Гоголь не любил говорить о своих литературных планах, но он был так увлечен «Мертвыми душами», что часто в письмах нарушал обычное молчание, и дал нам таким образом возможность проследить, какие постепенные видоизменения испытал план его поэмы.

Анекдот, положенный в основу поэмы, был дан Гоголю Пушкиным, т. е. не подарен, а, кажется, по необходимости уступлен. Пушкин сам хотел воспользоваться рассказом о покупке мертвых душ для своей собственной литературной работы, но Гоголь, услыхав этот рассказ от него, поспешил со своей обработкой; и когда он прочитал начало своего романа Пушкину, то Пушкин увидел, что в руках Гоголя этот материал будет производительнее, чем в его собственных, и уступил его. Пушкин же советовал Гоголю воспользоваться для этой работы и теми путевыми записками, какие Гоголь вел летом 1835 года, когда ездил в Малороссию. Этими записками Гоголь действительно пользовался при первоначальной работе над поэмой [230] .

230

Шенрок В. И. Очерк истории текста первой части «Мертвых душ». Сочинения Гоголя. 10-е изд. Т. VII.

Он стал писать ее, по словам С. Т. Аксакова, только как любопытный и забавный анекдот – и это, кажется, действительно так и было, хотя с этим не вполне сходятся два показания самого Гоголя. Вот они: «Пушкин, – говорил Гоголь в своей „Авторской исповеди“, – находил, что сюжет „Мертвых душ“ хорош для меня тем, что дает полную свободу изъездить вместе с героем всю Россию и вывести множество самых разнообразных характеров. Я начал было писать, не определив себе обстоятельного плана, не дав себе отчета, что такое именно должен быть сам герой. Я думал просто, что смешной проект, исполнением которого занят Чичиков, наведет меня сам на разнообразные лица и характеры; что родившаяся во мне самом охота смеяться создаст сама собою множество смешных явлений, которые я намерен был перемешать с трогательными. Но на всяком шагу я был останавливаем вопросами: зачем? к чему это? что должен сказать собою такой-то характер? что должно выразить собою такое-то явление?» Если верить автору, то сюжет поэмы с первого же раза навел его на серьезные мысли. С этим согласен и рассказ Гоголя о впечатлении, вынесенном Пушкиным из первого знакомства с «Мертвыми душами». «Когда я начал читать Пушкину первые главы из моей поэмы, в том виде, как они были прежде, – рассказывал Гоголь в одном из писем, вошедших в состав его „Выбранных мест из переписки с друзьями“, – то Пушкин, который всегда смеялся при моем чтении, начал понемногу становиться все сумрачнее и сумрачнее и наконец сделался совершенно мрачен. Когда же чтение кончилось, он произнес голосом тоски: „Боже! как грустна наша Россия!“ Меня это изумило. Пушкин, который так знал Россию, не заметил, что все это карикатура и моя собственная выдумка! С этих пор я уже стал думать только о том, как бы смягчить то тягостное впечатление, которое могли произвести „Мертвые души“».

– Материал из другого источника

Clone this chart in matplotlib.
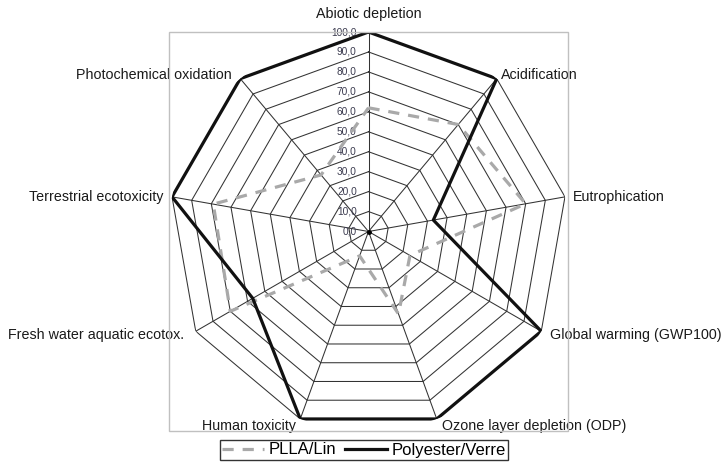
import numpy as np
import matplotlib
matplotlib.use("Agg")
from matplotlib import pyplot as plt
from matplotlib.patches import Rectangle

plt.rcParams['font.family'] = ['Liberation Sans', 'DejaVu Sans']

# impact categories, clockwise from the top
categories = ["Abiotic depletion", "Acidification", "Eutrophication",
              "Global warming (GWP100)", "Ozone layer depletion (ODP)",
              "Human toxicity", "Fresh water aquatic ecotox.",
              "Terrestrial ecotoxicity", "Photochemical oxidation"]
plla = [62, 70, 80, 24, 44, 13, 80, 79, 37]
polyester = [100, 100, 33, 100, 100, 100, 67, 100, 100]
rings = [0, 10, 20, 30, 40, 50, 60, 70, 80, 90, 100]

# label offsets (points) and alignment for each category
offsets = [(0, 13), (3, 3), (6, 0), (6.5, -3), (3.5, -5),
           (-3, -5), (-8, -3), (-6, 0), (-6, 3)]
aligns = ["center", "left", "left", "left", "left",
          "right", "right", "right", "right"]

n = len(categories)
theta = np.arange(n) * 2 * np.pi / n
theta_c = np.append(theta, theta[0])

fig = plt.figure(figsize=(7.23, 4.63), dpi=100)
l, b, w, h = 169/723, 32/463, 399/723, 399/463
ax = fig.add_axes([l, b, w, h], projection='polar')
ax.set_theta_zero_location('N')
ax.set_theta_direction(-1)
ax.set_ylim(0, 100)
ax.axis('off')

# plot area frame
fig.add_artist(Rectangle((l, b), w, h, transform=fig.transFigure,
                         fill=False, ec='#c0c0c0', lw=1))

# polygon grid and spokes
for r in rings[1:]:
    ax.plot(theta_c, [r]*(n+1), color='#333333', lw=0.75, zorder=1)
for t in theta:
    ax.plot([t, t], [0, 100], color='#333333', lw=0.75, zorder=1)
ax.plot([0], [0], 'o', color='black', ms=2.5, zorder=1)

for r in rings:
    ax.annotate(f"{r:.1f}".replace('.', ','), xy=(0, r), xytext=(-8.5, 0),
                textcoords='offset points', ha='right', va='center',
                fontsize=7.3, color='#3b3b4f', annotation_clip=False)

ax.plot(theta_c, plla + plla[:1], color='#a9a9a9', lw=2.3,
        linestyle=(0, (3.5, 2.8)), label='PLLA/Lin', zorder=3)
ax.plot(theta_c, polyester + polyester[:1], color='#111111', lw=2.3,
        label='Polyester/Verre', zorder=4)

for i in range(n):
    ax.annotate(categories[i], xy=(theta[i], 100), xytext=offsets[i],
                textcoords='offset points', ha=aligns[i], va='center',
                fontsize=10.3, color='#1a1a1a', annotation_clip=False)

leg = fig.legend(loc='upper center', bbox_to_anchor=(364/723, 1 - 440/463),
                 ncol=2, fontsize=12, frameon=True, fancybox=False,
                 handlelength=2.5, handletextpad=0.3, columnspacing=0.5,
                 borderpad=0.15, borderaxespad=0)
leg.get_frame().set_edgecolor('black')
leg.get_frame().set_linewidth(1)

fig.savefig("out.png", dpi=100)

В этих двух авторских показаниях Гоголя нужно отличать неумышленную ложь от истины. Гоголь, когда писал «Авторскую исповедь» и печатал свою «Переписку с друзьями», был не тот Гоголь, который приступал к работе над поэмой. Он был уже охвачен религиозным экстазом, был кающимся грешником и пытался мистически истолковать всю свою жизнь и все свои речи. Он мог приписать себе задним числом желание с первого же раза ответить на вопрос, что должно означать то или другое лицо в его поэме, какой смысл имеет то или другое явление? Он мог также обозвать карикатурой и вымыслом свои первые наброски потому, что он при начале работы думал о своем произведении меньше, чем думал после.

Работа над «Мертвыми душами» началась осенью 1835 года, и Гоголь тогда же извещал Пушкина, что сюжет уже растянулся на предлинный роман и, кажется, будет сильно смешон. «Мне хочется, – говорил Гоголь, – в этом романе показать хотя бы с одного боку всю Русь». Очевидно, что очень скоро после начала работы смешной анекдот получил в глазах автора значение целой картины.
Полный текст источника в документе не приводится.